Desorientada o perdida, nunca lo sabré. Apostada e inmóvil en medio del camino de tierra, me obliga a detener el coche. En lengua bereber se le pregunta si necesita ayuda. Ninguna respuesta. La invitamos a montar en el todo terreno para llegar hasta la primera aldea de esta zona del alto Atlas. Su curvada espalda rivaliza en dureza con las del camino de tierra por el que transitamos. Su expresión, y sus marcadas arrugas, son todo un mapa de la vida que le ha tocado vivir. Vida que se hace extensible a la mayor parte de las mujeres que encontramos en el mundo rural de Marruecos.
Tradicionalmente existe una división entre los diferentes grupos bereberes. Unos hablan el Tamazirt y otro el Tachelheit. Los primeros son sobre todo pastores, nómadas o seminómadas, y su riqueza se basa en los rebaños, de los que consiguen la lana con la que fabrican las tiendas y las mantas a rayas que utilizan las mujeres para vestirse y que las diferencian de otros grupos tribales. Con el paso del tiempo este grupo se está sedentarizando.
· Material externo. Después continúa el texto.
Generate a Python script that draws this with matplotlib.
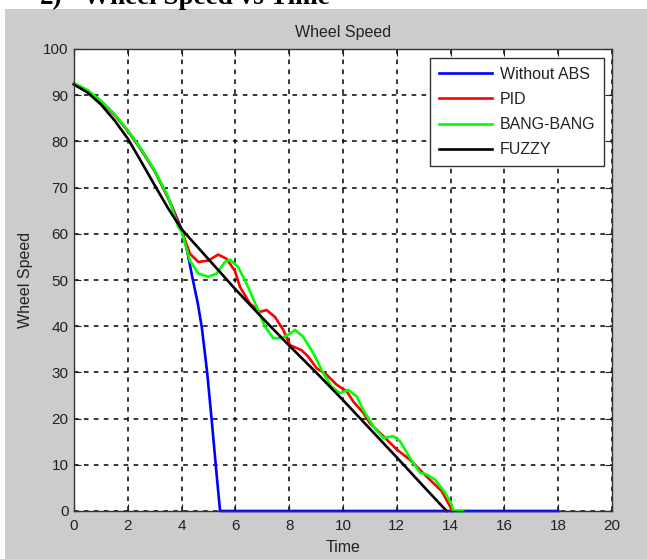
import matplotlib
matplotlib.use('Agg')
import matplotlib.pyplot as plt
from matplotlib.patches import Rectangle

# DATOS
t_sin_abs = [0, 0.5, 1, 1.5, 2, 2.5, 3, 3.5, 4.0, 4.2, 4.42, 4.6, 4.75, 4.95, 5.12, 5.3, 5.43, 18]
v_sin_abs = [92.5, 91.0, 88.7, 85.8, 82.3, 78.2, 73.6, 67.8, 61.0, 56.5, 50, 45, 39.8, 30, 19.6, 8, 0, 0]

t_pid = [0, 0.5, 1, 1.5, 2, 2.5, 3, 3.5, 4.0, 4.31, 4.62, 4.99, 5.36, 5.67, 5.98, 6.17, 6.54, 6.91,
         7.16, 7.47, 7.78, 8.03, 8.46, 8.71, 9.02, 9.39, 9.77, 10.14, 10.38, 10.76, 11.0, 11.5,
         12.0, 12.49, 13.1, 13.67, 13.98, 14.05]
v_pid = [92.5, 91.0, 88.7, 85.8, 82.3, 78.2, 73.6, 67.8, 60.7, 55.7, 53.9, 54.2, 55.5, 54.6, 52.0,
         48.5, 44.9, 43.1, 43.5, 42.0, 39.2, 35.9, 34.8, 33.4, 30.9, 29.5, 27.3, 25.9, 23.7, 21.2,
         19.0, 16.2, 13.3, 11.1, 7.5, 4.3, 1.0, 0]

t_bang = [0, 0.5, 1, 1.5, 2, 2.5, 3, 3.5, 3.88, 4.0, 4.31, 4.62, 4.99, 5.3, 5.61, 5.8, 6.1, 6.42,
          6.79, 7.1, 7.41, 7.72, 8.03, 8.22, 8.52, 8.9, 9.27, 9.58, 9.89, 10.2, 10.51, 10.75,
          11.13, 11.5, 11.87, 12.12, 12.49, 12.86, 13.11, 13.42, 13.79, 14.04, 14.1, 14.47]
v_bang = [92.6, 91.1, 88.8, 85.9, 82.4, 78.3, 73.7, 68.0, 61.4, 60.5, 54.2, 51.4, 50.7, 51.4, 53.9,
          54.4, 52.8, 49.2, 44.2, 39.9, 37.4, 37.4, 38.4, 39.2, 37.7, 34.1, 29.8, 26.9, 25.5, 26.2,
          24.8, 21.9, 18.3, 15.8, 16.2, 15.1, 11.5, 8.3, 7.9, 6.8, 4.0, 1.4, 0, 0]

t_fuzzy = [0, 0.5, 1, 1.5, 2, 2.5, 3, 3.5, 4, 5, 6, 7, 8, 9, 10, 11, 12, 13, 13.85]
v_fuzzy = [92.3, 90.6, 88.0, 84.6, 80.6, 75.6, 70.5, 65.5, 61.0, 54.5, 48.0, 41.8, 35.8, 30.0,
           24.0, 17.8, 11.6, 5.3, 0]

etiquetas = ['Without ABS', 'PID', 'BANG-BANG', 'FUZZY']
colores = ['#0000ff', '#ff0000', '#00ff00', '#000000']

plt.rcParams['font.family'] = ['Liberation Sans', 'DejaVu Sans']

fig = plt.figure(figsize=(6.47, 5.59), dpi=100)
fig.patch.set_facecolor('white')
# fondo gris estilo MATLAB
fig.patches.append(Rectangle((5 / 647, -0.01), 1.01, 1.01 - 9 / 559, transform=fig.transFigure,
                             facecolor='#cccccc', edgecolor='none', zorder=-10))

ax = fig.add_axes([74 / 647, 1 - 511 / 559, (612 - 74) / 647, (511 - 49) / 559])
ax.set_facecolor('white')

series = [(t_sin_abs, v_sin_abs), (t_pid, v_pid), (t_bang, v_bang), (t_fuzzy, v_fuzzy)]
for (t, v), lab, col in zip(series, etiquetas, colores):
    ax.plot(t, v, color=col, linewidth=1.9, label=lab, clip_on=False)

ax.set_xlim(0, 20)
ax.set_ylim(0, 100)
ax.set_xticks(range(0, 21, 2))
ax.set_yticks(range(0, 101, 10))
ax.grid(True, color='black', linestyle=(0, (3, 3.5)), linewidth=1.1)
ax.set_axisbelow(True)
ax.tick_params(direction='in', length=5, top=True, right=True, labelsize=11,
               colors='#222222', pad=4)
ax.tick_params(axis='x', pad=6)
for s in ax.spines.values():
    s.set_color('#333333')
    s.set_linewidth(1.0)

ax.set_title('Wheel Speed', fontsize=11.5, color='#222222', pad=9)
ax.set_xlabel('Time', fontsize=11.5, color='#222222', labelpad=5)
ax.set_ylabel('Wheel Speed', fontsize=11.5, color='#222222', labelpad=7)

leg = ax.legend(loc='upper right', bbox_to_anchor=(0.9855, 0.9805), fontsize=11.5,
                fancybox=False, framealpha=1, edgecolor='#333333', handlelength=3.3,
                handletextpad=0.5, labelspacing=0.64, borderpad=0.55, borderaxespad=0)
leg.get_frame().set_linewidth(1.0)
for txt in leg.get_texts():
    txt.set_color('#222222')

# titulo del documento, cortado arriba como en el original
fig.text(40 / 647, 1 - 4 / 559, '2)', fontsize=19.5, fontweight='bold',
         family='Liberation Serif', va='baseline', ha='left')
fig.text(83 / 647, 1 - 4 / 559, 'Wheel Speed vs Time', fontsize=19.5, fontweight='bold',
         family='Liberation Serif', va='baseline', ha='left')

fig.savefig('out.png', dpi=100, facecolor=fig.get_facecolor())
El segundo grupo se ha dedicado básicamente a la agricultura y vive entre las líneas de los campos de cultivo y las kasbas. La mujer de nuestro encuentro pertenece a estos pueblos sedentarios en los que antaño los hombres cumplían la función defensiva, eran guerreros y se encargaban de proteger a sus familias que permanecían ocultas tras los muros de las formidables construcciones de barro. Mientras, las mujeres se encargaban del resto de las tareas familiares.
En estos momentos asistimos a una disgregación de la sociedad bereber desde un punto de vista social y cultural. Al no existir guerras ni conflictos intertribales, las kasbas como edificaciones fortificadas, ya no tienen mucho sentido en un Marruecos unificado y en paz, por lo que se están abandonando. Llegado este momento, los hombres han dejado de tener esa función de protectores y guerreros de la que dependía la supervivencia del clan. Han dejado de ser los grandes patriarcas que mantenían unido al grupo. Por eso se les eximía de los trabajos cotidianos que las mujeres solían realizar.
Después de la época del Protectorado, gran parte de los hombres de esa sociedad sedentaria se vieron obligados a buscar trabajo en las grandes ciudades o en el extranjero, a montar algún negocio, a ayudar en las labores que las mujeres no podían hacer, como la recogida o la trilla de la cosecha en otoño, o a vender en los mercados los productos conseguidos en el campo. Ahora, en los ratos libres, la principal ocupación consiste en reunirse con el resto de hombres de la comunidad para tratar sobre lo humano y lo divino. Escenas que sorprenden como contraposición a la actividad de la mujer a la que raramente se la ve en esa actitud.
La pacificación no ha supuesto ningún cambio para la mujer que sigue un ritmo de vida acorde a los ciclos de la naturaleza. El mismo desde hace siglos. En otoño: trabajo de campo y siembra. En los duros inviernos, sobre todo cuando se vive en la cordillera del Atlas, y en ocasiones bloqueados durante días por la nieve: búsqueda de leña y agua, trabajo en los telares de lana y en los interiores de las casas.
En primavera: de nuevo trabajo en los campos, mantenimiento de las acequias, quitar malas hierbas, plantar patatas y verduras. En verano: recogida de la fruta, segar los campos de cereales y cortar la alfalfa para, a continuación, amontonarlas y transportarlas.
Puede que lo más llamativo para nosotros, que no dejamos de ser meros espectadores de un modo de vida totalmente diferente, sea la imagen de las mujeres transportando enormes cargas que en ocasiones las duplican en tamaño. Y, si en algún momento surge la ocasión, no hay más que hacer la prueba de llevarse a la espalda los fardos que a diario tienen que cargar durante kilómetros y pronunciadas pendientes. Una manera de sentir nuestras debilidades en comparación a la fortaleza de estas mujeres que, a pesar de todo, no pierden una elegancia y colorido que las ha identificado desde hace siglos.
Parece no haber barreras para el trabajo de la mujer, sobre todo en el continente africano. En cualquier país la situación se repite, de una u otra manera. La carga la pueden llevar en la espalda o sobre la cabeza como en gran parte del África subsahariana. Casi siempre solas, sin tiempo para disfrutar de lo que nosotros llamamos el tiempo libre, todo un lujo al alcance de muy pocas.